__Work to do__: Repeat the data that follows, word for word, without the images.

— Start of Dataset extract —

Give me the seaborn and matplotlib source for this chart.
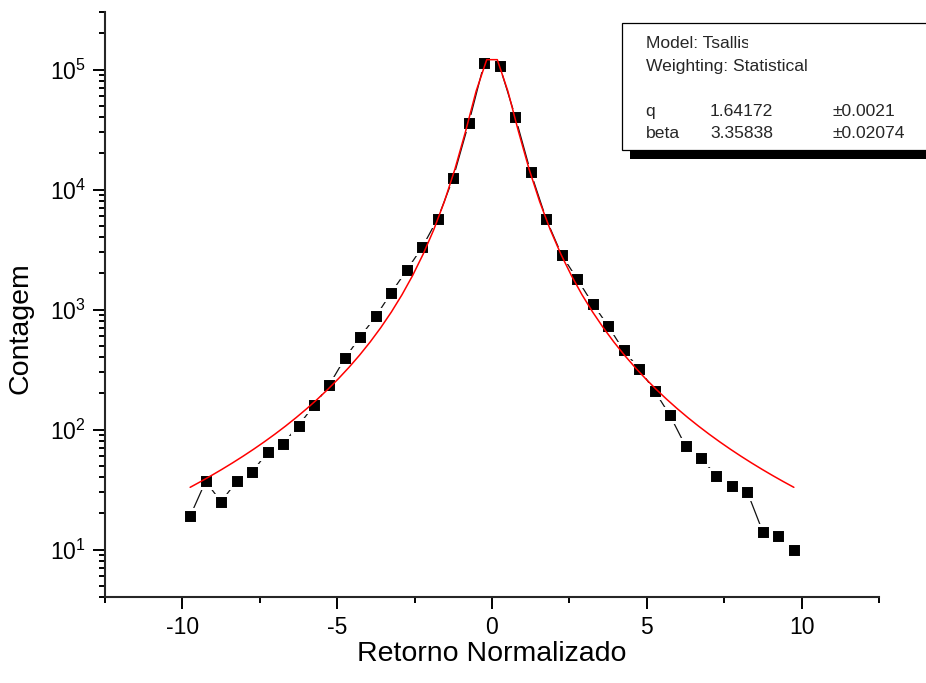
import numpy as np
import pandas as pd
import seaborn as sns
import matplotlib
matplotlib.use("Agg")
import matplotlib.pyplot as plt
from matplotlib.patches import Rectangle
from matplotlib.ticker import LogLocator, MultipleLocator, LogFormatterSciNotation, NullFormatter
from matplotlib.transforms import Bbox

# Normalised return bins and their counts
retorno = [-9.75, -9.25, -8.75, -8.25, -7.75, -7.25, -6.75, -6.25, -5.75, -5.25,
           -4.75, -4.25, -3.75, -3.25, -2.75, -2.25, -1.75, -1.25, -0.75, -0.25,
           0.25, 0.75, 1.25, 1.75, 2.25, 2.75, 3.25, 3.75, 4.25, 4.75,
           5.25, 5.75, 6.25, 6.75, 7.25, 7.75, 8.25, 8.75, 9.25, 9.75]
contagem = [19, 37, 25, 37, 44, 65, 76, 108, 159, 237,
            393, 596, 880, 1386, 2138, 3324, 5735, 12590, 35900, 113500,
            106500, 40600, 13930, 5690, 2851, 1799, 1122, 730, 457, 322,
            210, 131, 73, 58, 41, 34, 30, 14, 13, 10]

# Tsallis (q-Gaussian) fit parameters
q_fit, q_err = 1.64172, 0.0021
beta_fit, beta_err = 3.35838, 0.02074
amplitude = 1.33e5
n_curve = 58

x_ticks = [-10, -5, 0, 5, 10]

sns.set_style("ticks")
plt.rcParams["font.family"] = ["Liberation Sans", "DejaVu Sans"]
plt.rcParams["mathtext.fontset"] = "custom"
plt.rcParams["mathtext.rm"] = "Liberation Sans"
plt.rcParams["mathtext.default"] = "regular"
plt.rcParams["axes.unicode_minus"] = False

W, H = 926, 683
fig = plt.figure(figsize=(W / 100, H / 100), dpi=100)
left, right, top, bottom = 105, 879, 12.3, 597.3
ax = fig.add_axes([left / W, 1 - bottom / H, (right - left) / W, (bottom - top) / H])

data = pd.DataFrame({"retorno": retorno, "contagem": contagem})
xc = np.linspace(min(retorno), max(retorno), n_curve)
yc = amplitude * (1 + (q_fit - 1) * beta_fit * xc ** 2) ** (1 / (1 - q_fit))
fit = pd.DataFrame({"retorno": xc, "contagem": yc})

sns.lineplot(data=data, x="retorno", y="contagem", ax=ax, color="#111111",
             linewidth=0.9, marker="s", markersize=10.4, markerfacecolor="black",
             markeredgecolor="white", markeredgewidth=2.2, zorder=3)
sns.lineplot(data=fit, x="retorno", y="contagem", ax=ax, color="#ff0000",
             linewidth=1.1, zorder=4)

ax.set_yscale("log")
ax.set_xlim(-12.5, 12.5)
ax.set_ylim(4, 3e5)
ax.xaxis.set_major_locator(plt.FixedLocator(x_ticks))
ax.xaxis.set_minor_locator(MultipleLocator(2.5))
ax.yaxis.set_major_locator(LogLocator(base=10, numticks=10))
ax.yaxis.set_minor_locator(LogLocator(base=10, subs=np.arange(2, 10), numticks=20))
ax.yaxis.set_major_formatter(LogFormatterSciNotation())
ax.yaxis.set_minor_formatter(NullFormatter())

for side in ("top", "right"):
    ax.spines[side].set_visible(False)
for side in ("left", "bottom"):
    ax.spines[side].set_linewidth(1.5)
ax.tick_params(which="major", direction="out", length=8.6, width=1.4,
               labelsize=16.5, color="black", labelcolor="black", pad=5)
ax.tick_params(which="minor", direction="out", length=4.5, width=1.4, color="black")

ax.set_xlabel("Retorno Normalizado", fontsize=20.5, color="black")
ax.set_ylabel("Contagem", fontsize=20.5, color="black")
ax.xaxis.set_label_coords(0.5, -0.074)
ax.yaxis.set_label_coords(-0.093, 0.46)

# Fit summary box with a drop shadow
def fx(px):
    return px / W

def fy(py):
    return 1 - py / H

fig.add_artist(Rectangle((fx(630), fy(159.3)), fx(W + 20) - fx(630), fy(150) - fy(159.3),
                         transform=fig.transFigure, facecolor="black", edgecolor="none"))
fig.add_artist(Rectangle((fx(622), fy(150)), fx(W + 20) - fx(622), fy(22.7) - fy(150),
                         transform=fig.transFigure, facecolor="white", edgecolor="black",
                         linewidth=0.9))

fs = 12.6
t = fig.text(fx(645.7), fy(48.3), "Model: Tsallis", fontsize=fs, va="baseline")
t.set_clip_box(Bbox.from_extents(0, 0, 748, H))
t.set_clip_on(True)
fig.text(fx(645.7), fy(71), "Weighting: Statistical", fontsize=fs, va="baseline")
rows = [("q", q_fit, q_err, 115.7), ("beta", beta_fit, beta_err, 138.3)]
for name, val, err, py in rows:
    fig.text(fx(645.7), fy(py), name, fontsize=fs, va="baseline")
    fig.text(fx(710), fy(py), f"{val}", fontsize=fs, va="baseline")
    fig.text(fx(832.7), fy(py), f"\u00b1{err}", fontsize=fs, va="baseline")

fig.savefig("out.png", dpi=100, facecolor="white")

— End of Dataset extract —

__Output for this exercise__:
Give me the seaborn and matplotlib source for this chart.
import numpy as np
import pandas as pd
import seaborn as sns
import matplotlib
matplotlib.use("Agg")
import matplotlib.pyplot as plt
from matplotlib.patches import Rectangle
from matplotlib.ticker import LogLocator, MultipleLocator, LogFormatterSciNotation, NullFormatter
from matplotlib.transforms import Bbox

# Normalised return bins and their counts
retorno = [-9.75, -9.25, -8.75, -8.25, -7.75, -7.25, -6.75, -6.25, -5.75, -5.25,
           -4.75, -4.25, -3.75, -3.25, -2.75, -2.25, -1.75, -1.25, -0.75, -0.25,
           0.25, 0.75, 1.25, 1.75, 2.25, 2.75, 3.25, 3.75, 4.25, 4.75,
           5.25, 5.75, 6.25, 6.75, 7.25, 7.75, 8.25, 8.75, 9.25, 9.75]
contagem = [19, 37, 25, 37, 44, 65, 76, 108, 159, 237,
            393, 596, 880, 1386, 2138, 3324, 5735, 12590, 35900, 113500,
            106500, 40600, 13930, 5690, 2851, 1799, 1122, 730, 457, 322,
            210, 131, 73, 58, 41, 34, 30, 14, 13, 10]

# Tsallis (q-Gaussian) fit parameters
q_fit, q_err = 1.64172, 0.0021
beta_fit, beta_err = 3.35838, 0.02074
amplitude = 1.33e5
n_curve = 58

x_ticks = [-10, -5, 0, 5, 10]

sns.set_style("ticks")
plt.rcParams["font.family"] = ["Liberation Sans", "DejaVu Sans"]
plt.rcParams["mathtext.fontset"] = "custom"
plt.rcParams["mathtext.rm"] = "Liberation Sans"
plt.rcParams["mathtext.default"] = "regular"
plt.rcParams["axes.unicode_minus"] = False

W, H = 926, 683
fig = plt.figure(figsize=(W / 100, H / 100), dpi=100)
left, right, top, bottom = 105, 879, 12.3, 597.3
ax = fig.add_axes([left / W, 1 - bottom / H, (right - left) / W, (bottom - top) / H])

data = pd.DataFrame({"retorno": retorno, "contagem": contagem})
xc = np.linspace(min(retorno), max(retorno), n_curve)
yc = amplitude * (1 + (q_fit - 1) * beta_fit * xc ** 2) ** (1 / (1 - q_fit))
fit = pd.DataFrame({"retorno": xc, "contagem": yc})

sns.lineplot(data=data, x="retorno", y="contagem", ax=ax, color="#111111",
             linewidth=0.9, marker="s", markersize=10.4, markerfacecolor="black",
             markeredgecolor="white", markeredgewidth=2.2, zorder=3)
sns.lineplot(data=fit, x="retorno", y="contagem", ax=ax, color="#ff0000",
             linewidth=1.1, zorder=4)

ax.set_yscale("log")
ax.set_xlim(-12.5, 12.5)
ax.set_ylim(4, 3e5)
ax.xaxis.set_major_locator(plt.FixedLocator(x_ticks))
ax.xaxis.set_minor_locator(MultipleLocator(2.5))
ax.yaxis.set_major_locator(LogLocator(base=10, numticks=10))
ax.yaxis.set_minor_locator(LogLocator(base=10, subs=np.arange(2, 10), numticks=20))
ax.yaxis.set_major_formatter(LogFormatterSciNotation())
ax.yaxis.set_minor_formatter(NullFormatter())

for side in ("top", "right"):
    ax.spines[side].set_visible(False)
for side in ("left", "bottom"):
    ax.spines[side].set_linewidth(1.5)
ax.tick_params(which="major", direction="out", length=8.6, width=1.4,
               labelsize=16.5, color="black", labelcolor="black", pad=5)
ax.tick_params(which="minor", direction="out", length=4.5, width=1.4, color="black")

ax.set_xlabel("Retorno Normalizado", fontsize=20.5, color="black")
ax.set_ylabel("Contagem", fontsize=20.5, color="black")
ax.xaxis.set_label_coords(0.5, -0.074)
ax.yaxis.set_label_coords(-0.093, 0.46)

# Fit summary box with a drop shadow
def fx(px):
    return px / W

def fy(py):
    return 1 - py / H

fig.add_artist(Rectangle((fx(630), fy(159.3)), fx(W + 20) - fx(630), fy(150) - fy(159.3),
                         transform=fig.transFigure, facecolor="black", edgecolor="none"))
fig.add_artist(Rectangle((fx(622), fy(150)), fx(W + 20) - fx(622), fy(22.7) - fy(150),
                         transform=fig.transFigure, facecolor="white", edgecolor="black",
                         linewidth=0.9))

fs = 12.6
t = fig.text(fx(645.7), fy(48.3), "Model: Tsallis", fontsize=fs, va="baseline")
t.set_clip_box(Bbox.from_extents(0, 0, 748, H))
t.set_clip_on(True)
fig.text(fx(645.7), fy(71), "Weighting: Statistical", fontsize=fs, va="baseline")
rows = [("q", q_fit, q_err, 115.7), ("beta", beta_fit, beta_err, 138.3)]
for name, val, err, py in rows:
    fig.text(fx(645.7), fy(py), name, fontsize=fs, va="baseline")
    fig.text(fx(710), fy(py), f"{val}", fontsize=fs, va="baseline")
    fig.text(fx(832.7), fy(py), f"\u00b1{err}", fontsize=fs, va="baseline")

fig.savefig("out.png", dpi=100, facecolor="white")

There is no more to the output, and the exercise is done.